DATASET EXCERPT:
··········
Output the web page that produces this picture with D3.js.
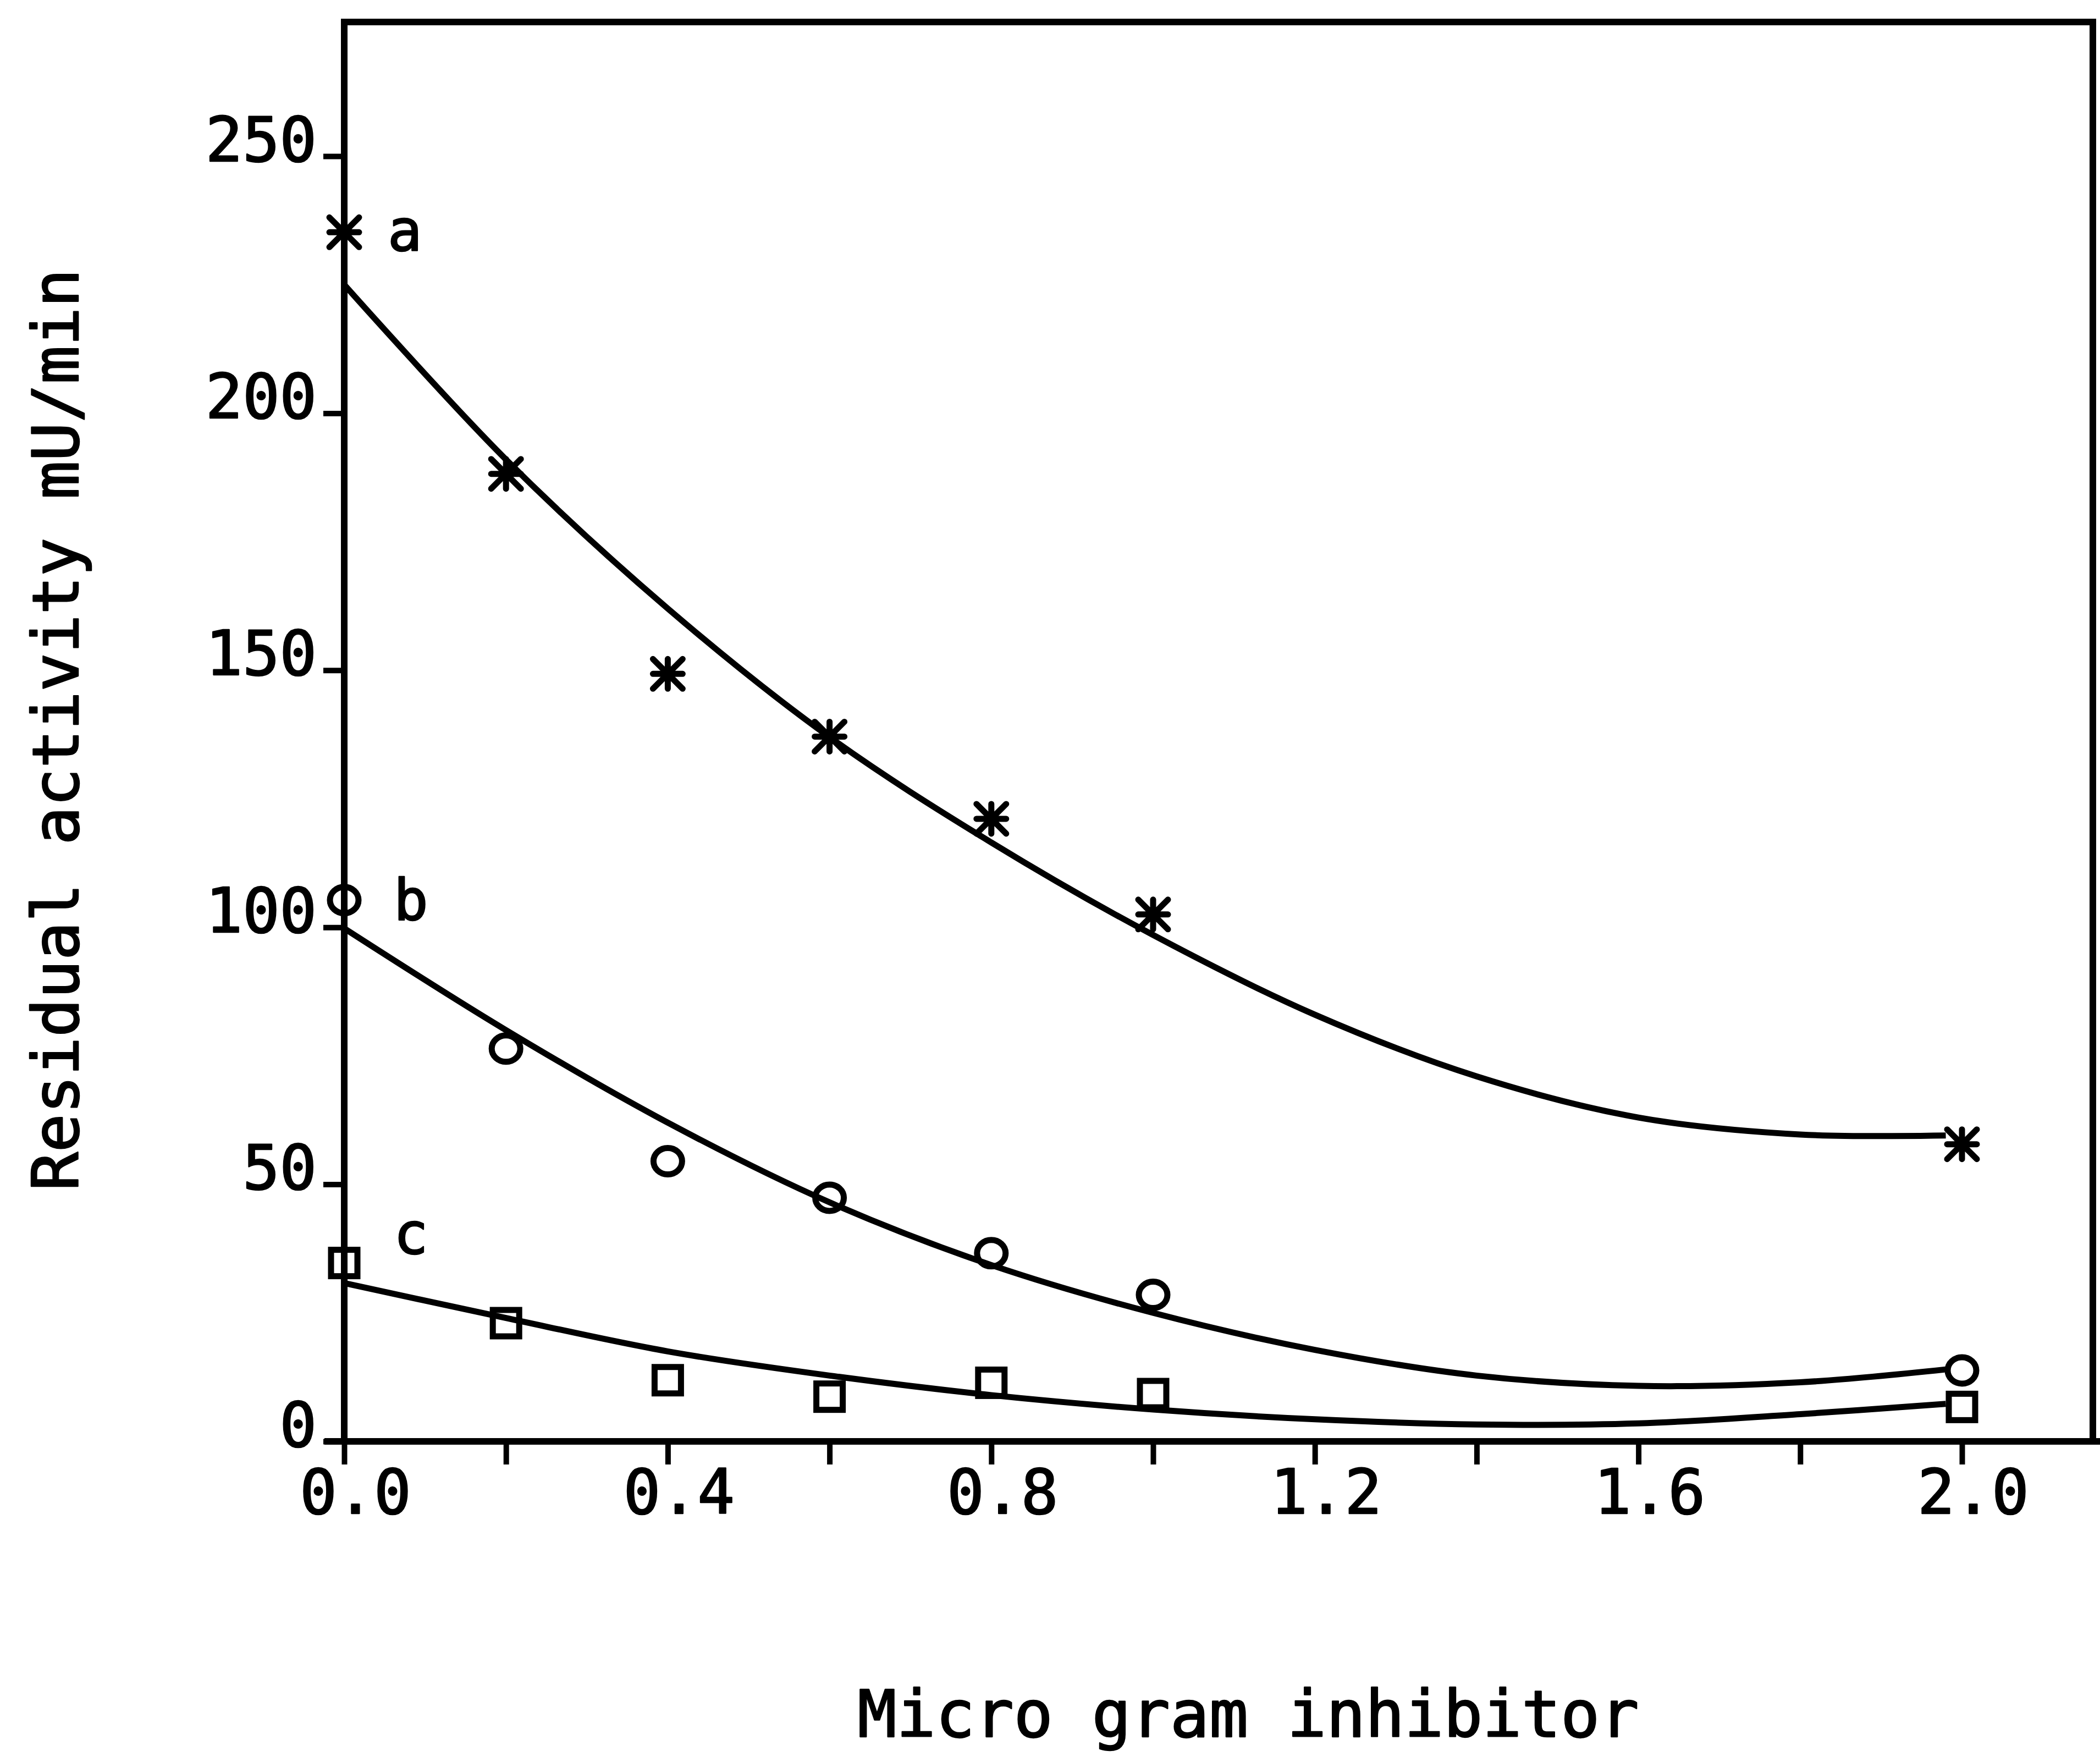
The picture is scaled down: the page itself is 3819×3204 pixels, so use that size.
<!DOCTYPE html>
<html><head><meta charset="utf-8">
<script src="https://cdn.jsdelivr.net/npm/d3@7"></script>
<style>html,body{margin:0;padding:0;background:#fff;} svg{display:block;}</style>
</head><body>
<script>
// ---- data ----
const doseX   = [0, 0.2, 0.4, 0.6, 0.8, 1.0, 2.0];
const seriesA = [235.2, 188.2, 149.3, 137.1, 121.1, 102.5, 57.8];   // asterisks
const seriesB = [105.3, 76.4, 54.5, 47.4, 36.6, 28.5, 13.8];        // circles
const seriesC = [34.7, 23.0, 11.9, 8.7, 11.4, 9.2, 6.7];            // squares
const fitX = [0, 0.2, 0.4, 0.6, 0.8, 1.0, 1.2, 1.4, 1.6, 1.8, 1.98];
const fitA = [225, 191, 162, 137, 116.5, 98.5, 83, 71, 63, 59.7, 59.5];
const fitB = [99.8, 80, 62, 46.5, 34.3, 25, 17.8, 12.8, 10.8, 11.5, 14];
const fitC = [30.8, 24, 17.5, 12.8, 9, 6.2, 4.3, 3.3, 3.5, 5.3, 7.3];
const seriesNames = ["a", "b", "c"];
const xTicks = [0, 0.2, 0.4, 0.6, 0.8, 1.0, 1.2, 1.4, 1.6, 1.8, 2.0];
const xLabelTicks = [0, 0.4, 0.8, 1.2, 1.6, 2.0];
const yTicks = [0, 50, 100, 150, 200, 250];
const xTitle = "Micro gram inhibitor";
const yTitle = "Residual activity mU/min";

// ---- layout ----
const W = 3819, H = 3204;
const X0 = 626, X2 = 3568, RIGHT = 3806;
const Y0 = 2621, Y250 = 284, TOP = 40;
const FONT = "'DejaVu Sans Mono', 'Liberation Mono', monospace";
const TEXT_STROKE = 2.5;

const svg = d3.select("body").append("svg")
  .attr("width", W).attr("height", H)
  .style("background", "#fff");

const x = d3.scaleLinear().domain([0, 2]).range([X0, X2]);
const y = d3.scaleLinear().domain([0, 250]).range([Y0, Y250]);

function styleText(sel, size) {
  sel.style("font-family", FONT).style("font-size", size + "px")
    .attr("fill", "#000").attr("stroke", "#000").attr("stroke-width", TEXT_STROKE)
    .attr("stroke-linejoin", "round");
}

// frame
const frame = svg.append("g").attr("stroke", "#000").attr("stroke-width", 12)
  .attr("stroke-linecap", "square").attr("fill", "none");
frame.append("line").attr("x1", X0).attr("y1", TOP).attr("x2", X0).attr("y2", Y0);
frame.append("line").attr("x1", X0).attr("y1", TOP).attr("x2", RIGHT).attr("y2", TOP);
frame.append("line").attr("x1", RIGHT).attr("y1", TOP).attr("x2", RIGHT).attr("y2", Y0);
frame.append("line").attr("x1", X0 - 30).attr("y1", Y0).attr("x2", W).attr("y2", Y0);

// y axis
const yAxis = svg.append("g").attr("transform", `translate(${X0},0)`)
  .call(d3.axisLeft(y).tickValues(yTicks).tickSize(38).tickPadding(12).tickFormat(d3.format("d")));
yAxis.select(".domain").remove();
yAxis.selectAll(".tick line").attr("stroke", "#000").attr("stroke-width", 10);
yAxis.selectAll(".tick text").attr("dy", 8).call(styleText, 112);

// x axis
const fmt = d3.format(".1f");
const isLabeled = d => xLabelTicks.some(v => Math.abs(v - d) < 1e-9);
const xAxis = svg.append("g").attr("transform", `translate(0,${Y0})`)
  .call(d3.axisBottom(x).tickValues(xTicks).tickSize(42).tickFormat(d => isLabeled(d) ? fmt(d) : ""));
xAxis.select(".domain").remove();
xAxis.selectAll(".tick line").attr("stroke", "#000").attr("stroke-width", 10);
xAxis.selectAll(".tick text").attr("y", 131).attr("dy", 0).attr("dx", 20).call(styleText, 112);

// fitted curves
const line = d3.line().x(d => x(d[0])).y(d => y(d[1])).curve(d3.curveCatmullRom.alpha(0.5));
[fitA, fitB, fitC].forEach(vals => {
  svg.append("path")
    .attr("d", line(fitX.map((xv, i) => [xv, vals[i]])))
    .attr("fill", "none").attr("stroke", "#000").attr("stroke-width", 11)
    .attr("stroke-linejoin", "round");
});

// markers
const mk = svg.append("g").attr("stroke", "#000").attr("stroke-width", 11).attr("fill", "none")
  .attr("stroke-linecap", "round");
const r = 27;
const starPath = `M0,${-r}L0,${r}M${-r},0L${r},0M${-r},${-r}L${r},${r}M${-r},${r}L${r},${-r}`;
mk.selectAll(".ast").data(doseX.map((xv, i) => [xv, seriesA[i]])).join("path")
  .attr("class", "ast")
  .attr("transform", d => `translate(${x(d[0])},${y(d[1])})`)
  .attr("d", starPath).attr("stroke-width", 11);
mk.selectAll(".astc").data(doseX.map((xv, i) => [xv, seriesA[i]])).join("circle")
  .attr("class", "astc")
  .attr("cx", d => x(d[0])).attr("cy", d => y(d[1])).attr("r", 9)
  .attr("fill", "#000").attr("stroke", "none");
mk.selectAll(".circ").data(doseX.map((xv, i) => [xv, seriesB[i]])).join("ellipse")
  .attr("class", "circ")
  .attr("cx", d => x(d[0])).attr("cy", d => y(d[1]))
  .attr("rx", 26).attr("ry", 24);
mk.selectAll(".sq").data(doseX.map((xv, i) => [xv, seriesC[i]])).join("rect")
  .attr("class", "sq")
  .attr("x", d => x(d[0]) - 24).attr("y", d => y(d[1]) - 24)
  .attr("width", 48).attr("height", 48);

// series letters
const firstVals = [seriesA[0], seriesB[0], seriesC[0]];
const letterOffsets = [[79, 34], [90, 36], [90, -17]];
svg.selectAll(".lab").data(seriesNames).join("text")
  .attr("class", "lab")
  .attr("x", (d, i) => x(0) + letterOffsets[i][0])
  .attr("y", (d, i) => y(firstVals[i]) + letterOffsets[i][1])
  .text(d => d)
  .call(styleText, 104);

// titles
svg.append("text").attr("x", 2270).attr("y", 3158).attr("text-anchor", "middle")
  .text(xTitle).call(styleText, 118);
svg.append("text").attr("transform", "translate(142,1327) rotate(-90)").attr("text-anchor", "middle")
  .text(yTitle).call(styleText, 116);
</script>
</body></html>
··········
SHORT PROBLEM:
What is needed is an exact reproduction of the data, pictures excluded.

RESULT OF THE EXERCISE:
Output the web page that produces this picture with D3.js.
The picture is scaled down: the page itself is 3819×3204 pixels, so use that size.
<!DOCTYPE html>
<html><head><meta charset="utf-8">
<script src="https://cdn.jsdelivr.net/npm/d3@7"></script>
<style>html,body{margin:0;padding:0;background:#fff;} svg{display:block;}</style>
</head><body>
<script>
// ---- data ----
const doseX   = [0, 0.2, 0.4, 0.6, 0.8, 1.0, 2.0];
const seriesA = [235.2, 188.2, 149.3, 137.1, 121.1, 102.5, 57.8];   // asterisks
const seriesB = [105.3, 76.4, 54.5, 47.4, 36.6, 28.5, 13.8];        // circles
const seriesC = [34.7, 23.0, 11.9, 8.7, 11.4, 9.2, 6.7];            // squares
const fitX = [0, 0.2, 0.4, 0.6, 0.8, 1.0, 1.2, 1.4, 1.6, 1.8, 1.98];
const fitA = [225, 191, 162, 137, 116.5, 98.5, 83, 71, 63, 59.7, 59.5];
const fitB = [99.8, 80, 62, 46.5, 34.3, 25, 17.8, 12.8, 10.8, 11.5, 14];
const fitC = [30.8, 24, 17.5, 12.8, 9, 6.2, 4.3, 3.3, 3.5, 5.3, 7.3];
const seriesNames = ["a", "b", "c"];
const xTicks = [0, 0.2, 0.4, 0.6, 0.8, 1.0, 1.2, 1.4, 1.6, 1.8, 2.0];
const xLabelTicks = [0, 0.4, 0.8, 1.2, 1.6, 2.0];
const yTicks = [0, 50, 100, 150, 200, 250];
const xTitle = "Micro gram inhibitor";
const yTitle = "Residual activity mU/min";

// ---- layout ----
const W = 3819, H = 3204;
const X0 = 626, X2 = 3568, RIGHT = 3806;
const Y0 = 2621, Y250 = 284, TOP = 40;
const FONT = "'DejaVu Sans Mono', 'Liberation Mono', monospace";
const TEXT_STROKE = 2.5;

const svg = d3.select("body").append("svg")
  .attr("width", W).attr("height", H)
  .style("background", "#fff");

const x = d3.scaleLinear().domain([0, 2]).range([X0, X2]);
const y = d3.scaleLinear().domain([0, 250]).range([Y0, Y250]);

function styleText(sel, size) {
  sel.style("font-family", FONT).style("font-size", size + "px")
    .attr("fill", "#000").attr("stroke", "#000").attr("stroke-width", TEXT_STROKE)
    .attr("stroke-linejoin", "round");
}

// frame
const frame = svg.append("g").attr("stroke", "#000").attr("stroke-width", 12)
  .attr("stroke-linecap", "square").attr("fill", "none");
frame.append("line").attr("x1", X0).attr("y1", TOP).attr("x2", X0).attr("y2", Y0);
frame.append("line").attr("x1", X0).attr("y1", TOP).attr("x2", RIGHT).attr("y2", TOP);
frame.append("line").attr("x1", RIGHT).attr("y1", TOP).attr("x2", RIGHT).attr("y2", Y0);
frame.append("line").attr("x1", X0 - 30).attr("y1", Y0).attr("x2", W).attr("y2", Y0);

// y axis
const yAxis = svg.append("g").attr("transform", `translate(${X0},0)`)
  .call(d3.axisLeft(y).tickValues(yTicks).tickSize(38).tickPadding(12).tickFormat(d3.format("d")));
yAxis.select(".domain").remove();
yAxis.selectAll(".tick line").attr("stroke", "#000").attr("stroke-width", 10);
yAxis.selectAll(".tick text").attr("dy", 8).call(styleText, 112);

// x axis
const fmt = d3.format(".1f");
const isLabeled = d => xLabelTicks.some(v => Math.abs(v - d) < 1e-9);
const xAxis = svg.append("g").attr("transform", `translate(0,${Y0})`)
  .call(d3.axisBottom(x).tickValues(xTicks).tickSize(42).tickFormat(d => isLabeled(d) ? fmt(d) : ""));
xAxis.select(".domain").remove();
xAxis.selectAll(".tick line").attr("stroke", "#000").attr("stroke-width", 10);
xAxis.selectAll(".tick text").attr("y", 131).attr("dy", 0).attr("dx", 20).call(styleText, 112);

// fitted curves
const line = d3.line().x(d => x(d[0])).y(d => y(d[1])).curve(d3.curveCatmullRom.alpha(0.5));
[fitA, fitB, fitC].forEach(vals => {
  svg.append("path")
    .attr("d", line(fitX.map((xv, i) => [xv, vals[i]])))
    .attr("fill", "none").attr("stroke", "#000").attr("stroke-width", 11)
    .attr("stroke-linejoin", "round");
});

// markers
const mk = svg.append("g").attr("stroke", "#000").attr("stroke-width", 11).attr("fill", "none")
  .attr("stroke-linecap", "round");
const r = 27;
const starPath = `M0,${-r}L0,${r}M${-r},0L${r},0M${-r},${-r}L${r},${r}M${-r},${r}L${r},${-r}`;
mk.selectAll(".ast").data(doseX.map((xv, i) => [xv, seriesA[i]])).join("path")
  .attr("class", "ast")
  .attr("transform", d => `translate(${x(d[0])},${y(d[1])})`)
  .attr("d", starPath).attr("stroke-width", 11);
mk.selectAll(".astc").data(doseX.map((xv, i) => [xv, seriesA[i]])).join("circle")
  .attr("class", "astc")
  .attr("cx", d => x(d[0])).attr("cy", d => y(d[1])).attr("r", 9)
  .attr("fill", "#000").attr("stroke", "none");
mk.selectAll(".circ").data(doseX.map((xv, i) => [xv, seriesB[i]])).join("ellipse")
  .attr("class", "circ")
  .attr("cx", d => x(d[0])).attr("cy", d => y(d[1]))
  .attr("rx", 26).attr("ry", 24);
mk.selectAll(".sq").data(doseX.map((xv, i) => [xv, seriesC[i]])).join("rect")
  .attr("class", "sq")
  .attr("x", d => x(d[0]) - 24).attr("y", d => y(d[1]) - 24)
  .attr("width", 48).attr("height", 48);

// series letters
const firstVals = [seriesA[0], seriesB[0], seriesC[0]];
const letterOffsets = [[79, 34], [90, 36], [90, -17]];
svg.selectAll(".lab").data(seriesNames).join("text")
  .attr("class", "lab")
  .attr("x", (d, i) => x(0) + letterOffsets[i][0])
  .attr("y", (d, i) => y(firstVals[i]) + letterOffsets[i][1])
  .text(d => d)
  .call(styleText, 104);

// titles
svg.append("text").attr("x", 2270).attr("y", 3158).attr("text-anchor", "middle")
  .text(xTitle).call(styleText, 118);
svg.append("text").attr("transform", "translate(142,1327) rotate(-90)").attr("text-anchor", "middle")
  .text(yTitle).call(styleText, 116);
</script>
</body></html>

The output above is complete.